Herb heads to Haiti 4 times per year. When he was 70, he was offered the opportunity to move to Haiti for ten years. He turned down the offer, but agreed to go to Haiti four times per year as long as his health held up. Among other things he teaches concrete technology and disaster-resistant construction. To help others take over his teaching job, he is working on three books to be published in Creole. Of course he has a technical team helping from the US and he has a Haitian team helping him learn the Haitian culture and ensuring that all that he does will fit the needs of the Haitian people.
One book will concern producing quality concrete in Haiti.
A second book will concern residential building with confined masonry techniques. This is the indigenous Haitian building technique. Starting with a manual Blondet and others published following the Peruvian earthquake, he will update and modify it to fit Haitian needs.
The third book, which has already been published, is an expansion of David South’s EcoShell I book.
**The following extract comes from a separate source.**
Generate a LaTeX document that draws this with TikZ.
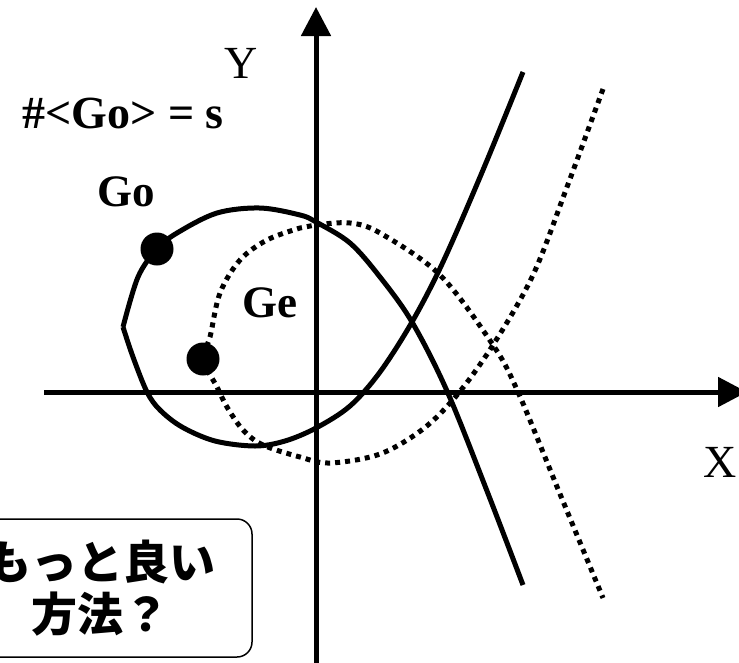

With Mr. South and others, Herb has been working on techniques to build disaster-resistant homes in the poorest slums of Haiti. They have been challenged to keep the material cost below $1,000 US. One of the construction problems faced is that most of the slums are in low lying areas and the high water table is loaded with chlorides. Conventional rebar often fails in 5 years. They are using basalt rope for reinforcing. This allows them to build thinner shells, which uses less concrete, which saves money.
Materials ended up costing $2,800. By the time labor is added as well as security and other things, a home can be furnished at between $7,000 and $8,000. For a home of about the same size, others are charging $35,000.
Herb may not have as much time to write as he thought he would. People from around the world are looking over his shoulder and asking if he would come help them.
Homes for Jubilee was published in June, 2016. Kay pou Jubilee, written in Haitian Creole, was published in August, 2016.
Quality Concrete for Haiti was started and had a publication date of 2019, but the Provost of the American University of the Caribbean asked that it be published by late 2017 so Herb could use it as a textbook when teaching in January 2018. Then others saw the draft and wanted it to be expanded so it could be used anyplace where quality concrete materials are not available. So now, the working title is Quality Concrete from Crap. Herb accepts that it might be published in December, 2017, in an unfinished form and that he will have to come out with a revised edition during the spring of 2018.